■ **What to do**
Leave out all pictures. Return exactly the lines from the top of the material through the line containing "(title) at (14,13)".

++++++++++++++++++++

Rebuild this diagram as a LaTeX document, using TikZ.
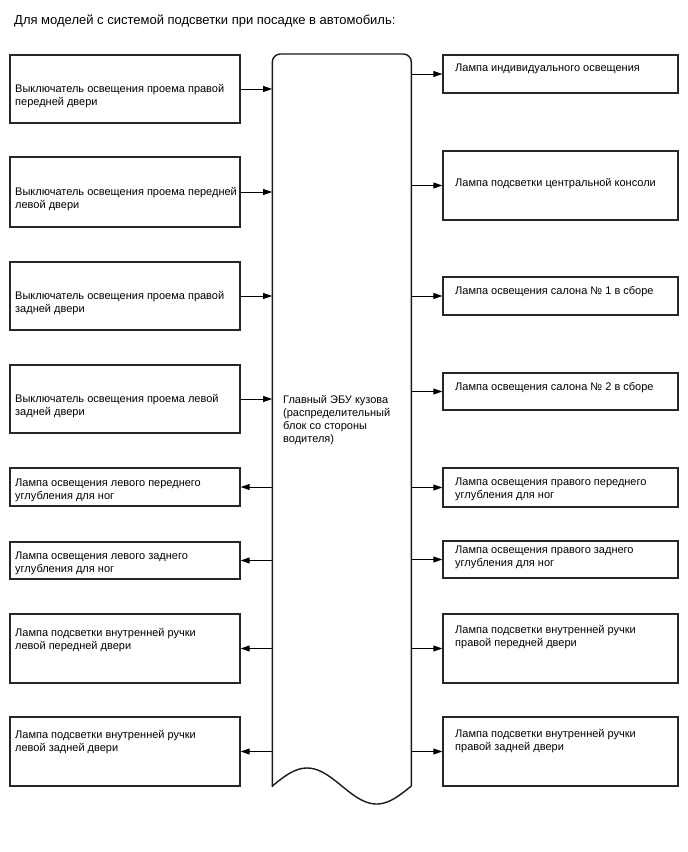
\documentclass[tikz,border=0pt]{standalone}
\usepackage{fontspec}
\setmainfont{Liberation Sans}
\usetikzlibrary{arrows.meta}
\newcommand\ts{\rule{0pt}{10pt}}
\tikzset{
  box/.style={draw=black!85, line width=1.4pt, inner sep=0pt, fill=white},
  lbox/.style={box, minimum width=230pt},
  rbox/.style={box, minimum width=235pt},
  txt/.style={anchor=north west, inner sep=0pt, align=left, font=\fontsize{11}{13}\selectfont},
  conn/.style={line width=1pt, -{Triangle[length=9pt,width=6pt]}},
  eculine/.style={line width=1.4pt, draw=black!90}
}
\begin{document}
\begin{tikzpicture}[x=1pt,y=-1pt]
\useasboundingbox (0,0) rectangle (688,852);
\node[anchor=north west, inner sep=0pt, font=\fontsize{13}{15}\selectfont] (title) at (14,13) {\rule{0pt}{11pt}Для моделей с системой подсветки при посадке в автомобиль:};

% ECU
\node[minimum width=139pt, minimum height=733pt, inner sep=0pt] (ecu) at (341.8,420.5) {};
\draw[eculine, rounded corners=8pt] (272.3,787) -- (272.3,54) -- (411.3,54) -- (411.3,786);
\draw[eculine] plot[domain=411.3:272.3, samples=60, smooth] (\x, {786-18*sin(2.58993*(\x-272.3))});
\node[txt] (ecut) at (283,393) {\ts Главный ЭБУ кузова\\(распределительный\\блок со стороны\\водителя)};

% Left boxes
\node[lbox, minimum height=68pt] (l1) at (125,89) {};
\node[lbox, minimum height=70pt] (l2) at (125,192) {};
\node[lbox, minimum height=68pt] (l3) at (125,296) {};
\node[lbox, minimum height=68pt] (l4) at (125,399) {};
\node[lbox, minimum height=38pt] (l5) at (125,487) {};
\node[lbox, minimum height=37pt] (l6) at (125,560.5) {};
\node[lbox, minimum height=69pt] (l7) at (125,648.5) {};
\node[lbox, minimum height=69pt] (l8) at (125,751.5) {};

\node[txt] (lt1) at (15,82) {\ts Выключатель освещения проема правой\\передней двери};
\node[txt] (lt2) at (15,185) {\ts Выключатель освещения проема передней\\левой двери};
\node[txt] (lt3) at (15,289) {\ts Выключатель освещения проема правой\\задней двери};
\node[txt] (lt4) at (15,392) {\ts Выключатель освещения проема левой\\задней двери};
\node[txt] (lt5) at (15,476) {\ts Лампа освещения левого переднего\\углубления для ног};
\node[txt] (lt6) at (15,549) {\ts Лампа освещения левого заднего\\углубления для ног};
\node[txt] (lt7) at (15,626) {\ts Лампа подсветки внутренней ручки\\левой передней двери};
\node[txt] (lt8) at (15,728) {\ts Лампа подсветки внутренней ручки\\левой задней двери};

% Right boxes
\node[rbox, minimum height=38pt] (r1) at (560.5,74) {};
\node[rbox, minimum height=69pt] (r2) at (560.5,185.5) {};
\node[rbox, minimum height=38pt] (r3) at (560.5,296) {};
\node[rbox, minimum height=37pt] (r4) at (560.5,391.5) {};
\node[rbox, minimum height=39pt] (r5) at (560.5,487.5) {};
\node[rbox, minimum height=37pt] (r6) at (560.5,559.5) {};
\node[rbox, minimum height=69pt] (r7) at (560.5,648.5) {};
\node[rbox, minimum height=69pt] (r8) at (560.5,751.5) {};

\node[txt] (rt1) at (455,61) {\ts Лампа индивидуального освещения};
\node[txt] (rt2) at (455,176) {\ts Лампа подсветки центральной консоли};
\node[txt] (rt3) at (455,284) {\ts Лампа освещения салона № 1 в сборе};
\node[txt] (rt4) at (455,380) {\ts Лампа освещения салона № 2 в сборе};
\node[txt] (rt5) at (455,475) {\ts Лампа освещения правого переднего\\углубления для ног};
\node[txt] (rt6) at (455,543) {\ts Лампа освещения правого заднего\\углубления для ног};
\node[txt] (rt7) at (455,623) {\ts Лампа подсветки внутренней ручки\\правой передней двери};
\node[txt] (rt8) at (455,727) {\ts Лампа подсветки внутренней ручки\\правой задней двери};

% Connectors
\foreach \i in {1,2,3,4}{
  \draw[conn] (l\i.east) -- (l\i.east -| ecu.west);
}
\foreach \i in {5,6,7,8}{
  \draw[conn] (l\i.east -| ecu.west) -- (l\i.east);
}
\foreach \i in {1,...,8}{
  \draw[conn] (r\i.west -| ecu.east) -- (r\i.west);
}
\end{tikzpicture}
\end{document}
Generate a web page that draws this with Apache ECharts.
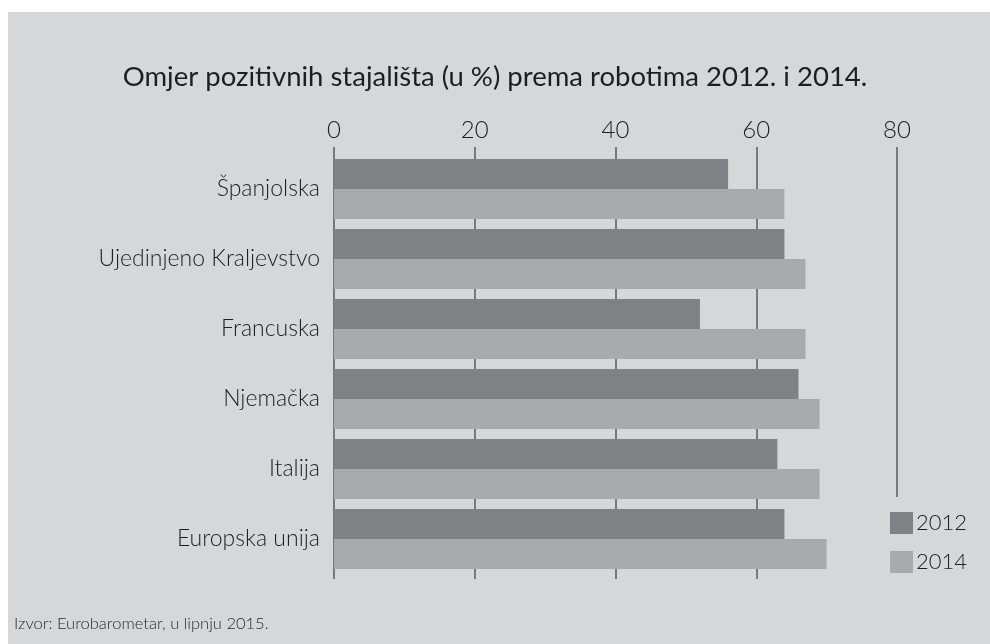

++++++++++++++++++++

■ **Output for this task**
Rebuild this diagram as a LaTeX document, using TikZ.
\documentclass[tikz,border=0pt]{standalone}
\usepackage{fontspec}
\setmainfont{Liberation Sans}
\usetikzlibrary{arrows.meta}
\newcommand\ts{\rule{0pt}{10pt}}
\tikzset{
  box/.style={draw=black!85, line width=1.4pt, inner sep=0pt, fill=white},
  lbox/.style={box, minimum width=230pt},
  rbox/.style={box, minimum width=235pt},
  txt/.style={anchor=north west, inner sep=0pt, align=left, font=\fontsize{11}{13}\selectfont},
  conn/.style={line width=1pt, -{Triangle[length=9pt,width=6pt]}},
  eculine/.style={line width=1.4pt, draw=black!90}
}
\begin{document}
\begin{tikzpicture}[x=1pt,y=-1pt]
\useasboundingbox (0,0) rectangle (688,852);
\node[anchor=north west, inner sep=0pt, font=\fontsize{13}{15}\selectfont] (title) at (14,13) {\rule{0pt}{11pt}Для моделей с системой подсветки при посадке в автомобиль:};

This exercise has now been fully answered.